Pasaron años, y siempre estoy al acecho de noticias de Argentina. Me entretenía con el ritmo de las falsas promesas electorales, imaginando cada vez las madres de la Plaza de Mayo regresando a su casa, reduciendo a polvo los dementes que la indulgencia engorda. El tiempo pasa y, en lugar de caer en el olvido, su causa se arraiga, toma vigor y adquiere la fuerza de los años. Y como quien la sigue la consigue, estas madres se volvieron, en su mayoría, abuelas, ganaron el pleito y con ellas el país entero.

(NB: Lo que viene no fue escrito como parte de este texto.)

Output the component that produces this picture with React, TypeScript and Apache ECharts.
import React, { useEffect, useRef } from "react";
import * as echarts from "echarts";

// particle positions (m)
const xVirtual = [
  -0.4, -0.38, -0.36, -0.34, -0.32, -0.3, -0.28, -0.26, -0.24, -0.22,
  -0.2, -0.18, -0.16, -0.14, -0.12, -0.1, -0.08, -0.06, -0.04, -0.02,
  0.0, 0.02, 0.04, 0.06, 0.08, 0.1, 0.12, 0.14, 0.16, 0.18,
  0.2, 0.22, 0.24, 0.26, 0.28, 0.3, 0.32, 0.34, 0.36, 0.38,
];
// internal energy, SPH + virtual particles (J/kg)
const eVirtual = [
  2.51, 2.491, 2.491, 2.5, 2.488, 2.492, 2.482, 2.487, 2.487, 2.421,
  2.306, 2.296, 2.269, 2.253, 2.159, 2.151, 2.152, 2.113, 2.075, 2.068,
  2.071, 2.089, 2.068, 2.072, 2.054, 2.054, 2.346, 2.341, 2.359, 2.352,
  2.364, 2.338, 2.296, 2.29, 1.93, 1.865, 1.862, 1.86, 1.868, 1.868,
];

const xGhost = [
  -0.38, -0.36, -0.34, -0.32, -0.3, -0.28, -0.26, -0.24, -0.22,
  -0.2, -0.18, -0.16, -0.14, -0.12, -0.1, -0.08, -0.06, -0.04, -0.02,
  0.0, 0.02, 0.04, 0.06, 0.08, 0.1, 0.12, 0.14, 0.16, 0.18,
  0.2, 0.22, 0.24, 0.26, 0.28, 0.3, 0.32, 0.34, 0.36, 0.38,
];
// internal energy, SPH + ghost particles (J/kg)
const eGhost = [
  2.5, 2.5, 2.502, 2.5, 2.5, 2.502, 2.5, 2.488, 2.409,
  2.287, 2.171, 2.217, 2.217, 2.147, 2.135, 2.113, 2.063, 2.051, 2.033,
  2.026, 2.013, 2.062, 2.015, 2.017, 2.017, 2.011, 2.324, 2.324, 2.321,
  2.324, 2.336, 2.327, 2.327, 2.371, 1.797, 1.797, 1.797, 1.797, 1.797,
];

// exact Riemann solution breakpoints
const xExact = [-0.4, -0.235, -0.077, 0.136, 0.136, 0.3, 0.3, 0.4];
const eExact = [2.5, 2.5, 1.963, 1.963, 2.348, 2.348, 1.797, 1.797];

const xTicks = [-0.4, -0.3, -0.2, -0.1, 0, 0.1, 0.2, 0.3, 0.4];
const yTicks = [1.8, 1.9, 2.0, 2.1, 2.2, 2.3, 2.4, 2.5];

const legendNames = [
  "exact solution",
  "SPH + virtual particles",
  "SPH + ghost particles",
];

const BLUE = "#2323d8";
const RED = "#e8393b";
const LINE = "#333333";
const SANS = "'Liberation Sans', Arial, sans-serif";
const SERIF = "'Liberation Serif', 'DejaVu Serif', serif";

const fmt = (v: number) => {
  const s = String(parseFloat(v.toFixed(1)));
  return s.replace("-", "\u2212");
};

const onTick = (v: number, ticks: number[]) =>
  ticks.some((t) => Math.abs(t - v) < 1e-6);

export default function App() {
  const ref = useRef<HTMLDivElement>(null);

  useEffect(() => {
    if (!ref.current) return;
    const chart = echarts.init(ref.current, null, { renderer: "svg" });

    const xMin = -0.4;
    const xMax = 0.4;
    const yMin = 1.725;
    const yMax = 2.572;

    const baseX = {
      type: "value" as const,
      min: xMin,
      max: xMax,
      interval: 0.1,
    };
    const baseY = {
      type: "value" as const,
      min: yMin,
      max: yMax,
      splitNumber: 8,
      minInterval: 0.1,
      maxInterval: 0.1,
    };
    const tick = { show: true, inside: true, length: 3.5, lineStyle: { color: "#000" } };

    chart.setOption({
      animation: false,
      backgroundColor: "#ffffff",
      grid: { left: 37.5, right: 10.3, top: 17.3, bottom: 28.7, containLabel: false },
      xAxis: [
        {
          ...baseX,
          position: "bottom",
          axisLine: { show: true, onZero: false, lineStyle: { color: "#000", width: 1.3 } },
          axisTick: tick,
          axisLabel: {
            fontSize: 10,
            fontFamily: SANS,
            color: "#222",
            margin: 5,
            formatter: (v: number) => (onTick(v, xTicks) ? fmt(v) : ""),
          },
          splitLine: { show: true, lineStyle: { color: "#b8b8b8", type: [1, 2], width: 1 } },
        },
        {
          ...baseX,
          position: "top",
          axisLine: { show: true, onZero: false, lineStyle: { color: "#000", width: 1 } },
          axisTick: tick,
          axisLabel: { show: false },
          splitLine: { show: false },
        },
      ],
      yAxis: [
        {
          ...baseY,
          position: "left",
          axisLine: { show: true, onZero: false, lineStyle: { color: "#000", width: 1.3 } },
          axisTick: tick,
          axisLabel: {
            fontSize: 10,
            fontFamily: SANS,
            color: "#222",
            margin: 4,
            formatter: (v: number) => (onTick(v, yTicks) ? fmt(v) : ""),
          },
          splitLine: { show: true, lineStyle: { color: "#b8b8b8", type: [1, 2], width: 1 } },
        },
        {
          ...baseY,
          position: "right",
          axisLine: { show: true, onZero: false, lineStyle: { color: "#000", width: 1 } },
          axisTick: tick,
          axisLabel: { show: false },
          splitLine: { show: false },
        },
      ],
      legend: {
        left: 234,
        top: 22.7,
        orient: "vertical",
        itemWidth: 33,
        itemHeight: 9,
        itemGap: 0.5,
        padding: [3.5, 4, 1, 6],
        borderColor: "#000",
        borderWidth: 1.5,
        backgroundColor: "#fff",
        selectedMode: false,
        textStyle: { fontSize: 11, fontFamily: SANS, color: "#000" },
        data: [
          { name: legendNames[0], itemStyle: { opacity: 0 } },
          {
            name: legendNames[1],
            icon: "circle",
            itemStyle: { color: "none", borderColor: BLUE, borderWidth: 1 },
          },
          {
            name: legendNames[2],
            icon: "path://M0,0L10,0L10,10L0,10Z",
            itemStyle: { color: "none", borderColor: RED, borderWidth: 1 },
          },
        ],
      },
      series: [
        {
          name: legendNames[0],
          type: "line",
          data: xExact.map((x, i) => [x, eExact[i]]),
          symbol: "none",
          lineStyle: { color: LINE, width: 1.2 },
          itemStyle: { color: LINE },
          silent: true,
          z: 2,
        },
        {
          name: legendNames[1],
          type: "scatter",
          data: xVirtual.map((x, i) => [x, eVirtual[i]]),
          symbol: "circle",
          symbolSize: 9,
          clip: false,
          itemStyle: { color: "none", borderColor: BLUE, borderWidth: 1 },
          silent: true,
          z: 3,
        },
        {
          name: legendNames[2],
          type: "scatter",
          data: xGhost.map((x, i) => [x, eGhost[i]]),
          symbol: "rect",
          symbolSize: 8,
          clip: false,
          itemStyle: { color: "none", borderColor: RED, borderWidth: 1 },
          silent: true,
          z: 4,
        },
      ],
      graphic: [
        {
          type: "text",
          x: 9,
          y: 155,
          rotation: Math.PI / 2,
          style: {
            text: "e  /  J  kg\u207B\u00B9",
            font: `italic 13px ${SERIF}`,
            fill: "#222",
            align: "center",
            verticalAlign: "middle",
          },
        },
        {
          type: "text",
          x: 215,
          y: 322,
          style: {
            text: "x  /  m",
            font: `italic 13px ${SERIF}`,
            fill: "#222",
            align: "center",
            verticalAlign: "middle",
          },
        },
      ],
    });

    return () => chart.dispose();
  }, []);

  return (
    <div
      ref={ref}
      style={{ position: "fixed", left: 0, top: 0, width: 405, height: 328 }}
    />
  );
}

En estos últimos años, el país acumuló varias decepciones: recesión, deuda (145 millones de dólares, en el momento en que fue elegido el nuevo presidente), turbulencias sociales, gobiernos efímeros. Sin embargo, basta con que alguien tome el monstruo por los cuernos para que renazca la esperanza. La elección del presidente Néstor Kirchner, en medio de una de las crisis económicas y políticas más duras de la historia de Argentina, fue posible solamente gracias a las promesas (ya cumplidas): encargarse del asunto de la dictadura. Es lo que le valió el gran respaldo popular (llegó a gozar del 80٪ de opinión favorable) desde su elección, el 25 de mayo de 2003*. Gracias al nuevo gobierno, fue votada la ley del 25.779 que abolió las leyes del perdón ya citadas.

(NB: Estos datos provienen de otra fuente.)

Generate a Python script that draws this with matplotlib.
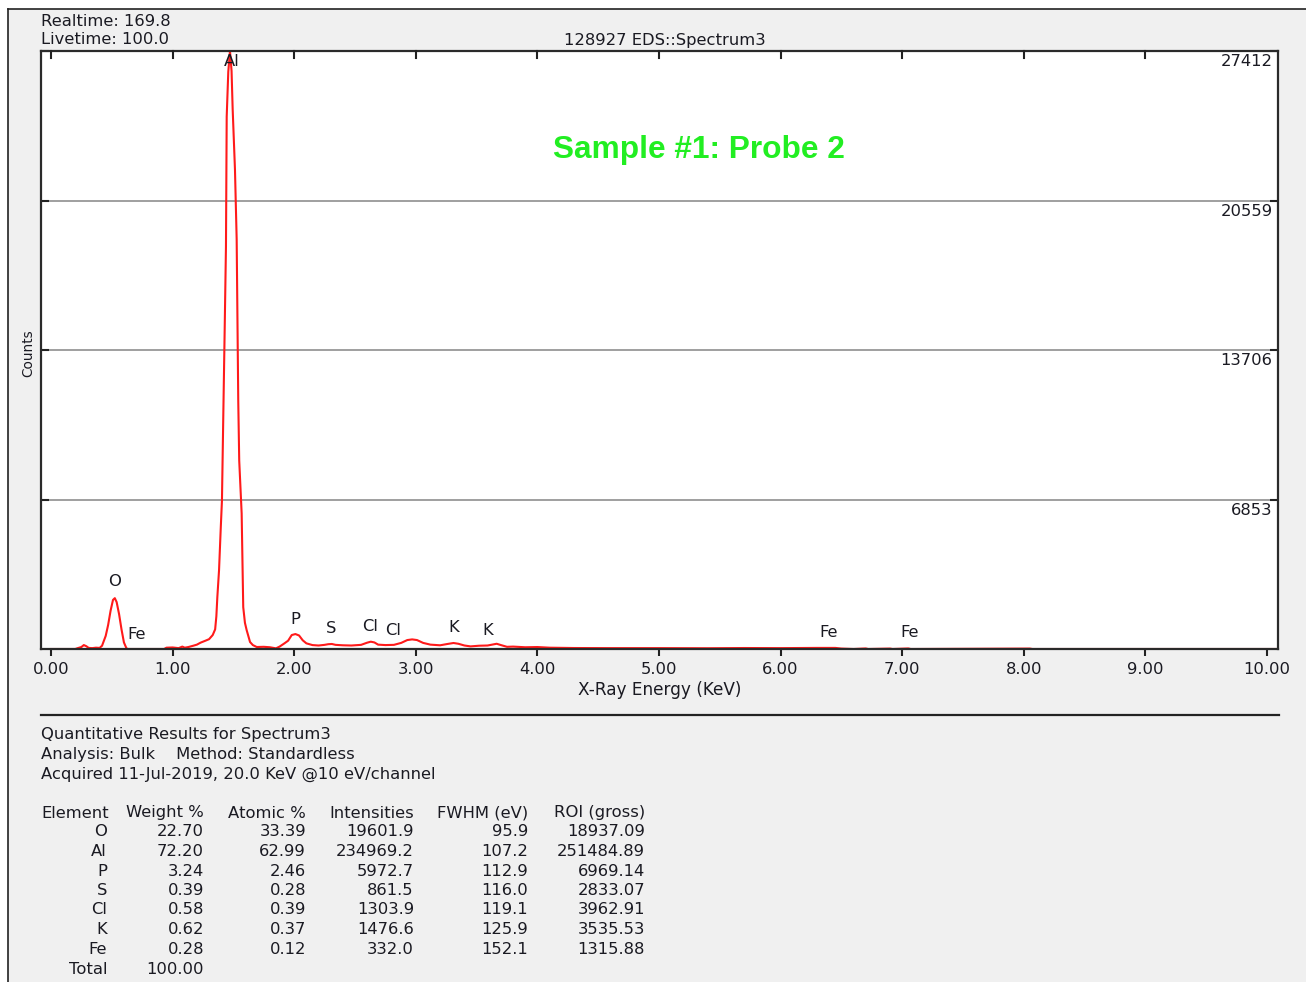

Lo que era, hasta un pasado reciente, algo utópico está produciéndose ahora: pesquisas, arrestos, encarcelaciones, Argentina aprecia el espectáculo de la justicia puesta en práctica. Ante la interpelación de los dictadores Jorge Rafael Videla y Emilio Massera, yo creía que soñaba.

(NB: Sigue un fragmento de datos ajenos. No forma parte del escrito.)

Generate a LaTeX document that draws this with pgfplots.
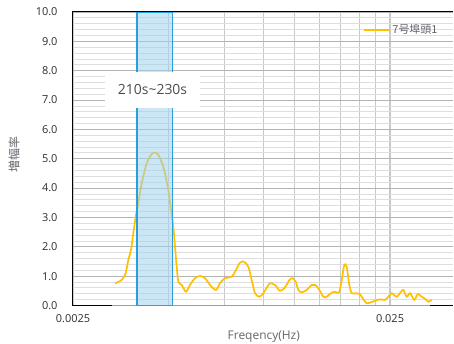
\documentclass[border=0pt]{standalone}
\usepackage{pgfplots}
\pgfplotsset{compat=1.18}
\usepackage{fontspec}
\setmainfont{Open Sans}
\newfontfamily\jp{Noto Sans CJK JP}
\definecolor{gold}{RGB}{255,192,0}
\definecolor{bandfill}{RGB}{160,210,235}
\definecolor{bandedge}{RGB}{40,160,220}
\definecolor{majgrid}{RGB}{180,180,180}
\definecolor{mingrid}{RGB}{222,222,222}
\definecolor{vgrid}{RGB}{200,200,200}
\definecolor{ticktext}{RGB}{45,45,45}
\definecolor{titletext}{RGB}{100,100,110}
\begin{document}
\begin{tikzpicture}
\path[use as bounding box] (-73bp,-38.5bp) rectangle (381bp,305.5bp);
\begin{axis}[
  at={(0,0)}, anchor=south west,
  scale only axis, width=380bp, height=293.5bp,
  xmode=log, xmin=0.0025, xmax=0.0395,
  ymin=0, ymax=10,
  clip=false,
  axis line style={draw=none},
  xtick={0.0025,0.025}, xticklabels={0.0025,0.025},
  minor xtick={0.005,0.0075,0.01,0.0125,0.015,0.0175,0.02,0.0225},
  ytick={0,1,2,3,4,5,6,7,8,9,10},
  minor y tick num=4,
  grid=both,
  x grid style={vgrid, line width=1.1bp},
  major y grid style={majgrid, line width=0.8bp},
  minor y grid style={mingrid, line width=0.8bp},
  major tick length=0, minor tick length=0,
  /pgf/number format/assume math mode=true,
  tick label style={font=\fontsize{11}{13}\selectfont, text=ticktext},
  y tick label style={/pgf/number format/fixed, /pgf/number format/fixed zerofill, /pgf/number format/precision=1, xshift=-12bp},
  x tick label style={yshift=-6bp},
  legend style={at={(axis description cs:0.965,0.939)}, anchor=east, draw=none, fill=none,
    font=\jp\fontsize{11}{13}\selectfont, text=titletext, inner sep=0pt},
  legend image code/.code={\draw[#1] (0bp,0bp) -- (26bp,0bp);},
]
\draw[black, line width=1bp] (rel axis cs:0,0) -- (rel axis cs:1,0);
\addplot[forget plot, gray!75, line width=1.2bp] coordinates {(0.003318,0) (0.03343,0)};
\addplot[gold, line width=1.7bp, smooth, tension=0.5] coordinates {
(0.003393,0.756) (0.00356,0.869) (0.003665,1.097) (0.003735,1.55) (0.00381,1.89)
(0.003875,2.46) (0.003943,3.03) (0.0040,3.37) (0.004118,4.16) (0.00427,4.84)
(0.004427,5.16) (0.004535,5.21) (0.004645,5.13) (0.004818,4.73) (0.004973,4.05)
(0.005095,3.25) (0.00518,2.69) (0.005245,2.0) (0.00531,1.32) (0.005373,0.81)
(0.005508,0.70) (0.00568,0.47) (0.005848,0.70) (0.006065,0.93) (0.00629,1.005)
(0.006523,0.93) (0.006763,0.70) (0.007064,0.53) (0.007272,0.76) (0.00754,0.93)
(0.007917,0.98) (0.00811,1.15) (0.00841,1.46) (0.008657,1.49) (0.008932,1.32)
(0.009155,0.87) (0.009377,0.42) (0.009675,0.30) (0.00996,0.42) (0.01033,0.70)
(0.010457,0.76) (0.010843,0.70) (0.011245,0.50) (0.011663,0.62) (0.012005,0.85)
(0.012295,0.93) (0.0126,0.81) (0.012843,0.53) (0.013165,0.45) (0.013653,0.53)
(0.014155,0.70) (0.0145,0.70) (0.01485,0.59) (0.0154,0.30) (0.015785,0.30)
(0.01637,0.44) (0.016768,0.47) (0.017263,0.44) (0.017603,0.87) (0.017938,1.38)
(0.018255,1.32) (0.018563,0.76) (0.01893,0.42) (0.01963,0.42) (0.020105,0.38)
(0.020593,0.21) (0.021105,0.075) (0.021775,0.11) (0.022418,0.16) (0.023253,0.21)
(0.024108,0.19) (0.024693,0.30) (0.02531,0.42) (0.026245,0.30) (0.027075,0.47)
(0.027538,0.53) (0.028223,0.30) (0.028908,0.42) (0.029828,0.19) (0.030573,0.39)
(0.031473,0.30) (0.0324,0.21) (0.033018,0.13) (0.03384,0.19)
};
\addlegendentry{7号埠頭1}
\addplot[forget plot, draw=bandedge, line width=1.3bp, fill=bandfill, fill opacity=0.55]
  coordinates {(0.00398,0) (0.00398,10) (0.00515,10) (0.00515,0)} -- cycle;
\fill[white] (axis cs:0.003152,6.73) rectangle (axis cs:0.00629,7.97);
\node[font=\fontsize{14}{16}\selectfont, text=ticktext!85!white] at (axis cs:0.004455,7.35) {210s\textasciitilde230s};
\draw[black, line width=1bp] (rel axis cs:0,0) -- (rel axis cs:0,1) -- (rel axis cs:1,1);
\node[rotate=90, font=\jp\fontsize{12}{14}\selectfont, text=titletext] at (axis description cs:-0.1553,0.515) {増幅率};
\node[font=\fontsize{12}{14}\selectfont, text=titletext] at (axis description cs:0.502,-0.1055) {Freqency(Hz)};
\end{axis}
\end{tikzpicture}
\end{document}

En estos días, los medios de comunicación argentinos se dedican a lo catártico. Su preocupación es poner de relieve el monstruo que cayó en la red. Está ahí, muy enfermo, muy impotente, vomitando los restos indigestos de la víctima, este hueso duro que hace la condición humana: la esperanza. El verdugo pudo liquidar al hombre pero no la esperanza. Ésta está ahí, como un Fénix, resucitando de sus cenizas.

Queda mucho trabajo por hacer, toda dictadura es de naturaleza arácnida. No bastaba con atrapar una o muchas arañas para hacer borrón y cuenta nueva. Hay que atacar toda la telaraña. Sin la cooperación con chilenos, uruguayos y otras dictaduras latinoamericanas, la dictadura argentina no habría podido ser lo que era. La más famosa alianza es la que se llama Operación Cóndor, una especie de organización político-criminal, cuyos miembros fueron las cabezas del poder militar en Argentina, Uruguay y Chile. Más aún: lo grave es que los archivos de la seguridad nacional (Washington) han desclasificado documentos que muestran cómo el ex-secretario de Estado norteamericano, el sr. Kissinger, impartía su bendición a los militares con gran riesgo de los principios del derecho internacional.

La justicia da lástima. Su espada es de muy corto alcance; en su balanza, no hay sitio para las ballenas. De Abu Gharib a la Escuela de Mecánica de la Armada (lugar de tortura durante la dictadura militar argentina), dicha justicia callejea en la desolación, y sus accesorios nos son más que una chatarra enmohecida.

*Este artículo fue publicado originalmente por el periódico marroquí "Libération" el 22/23 de mayo de 2004.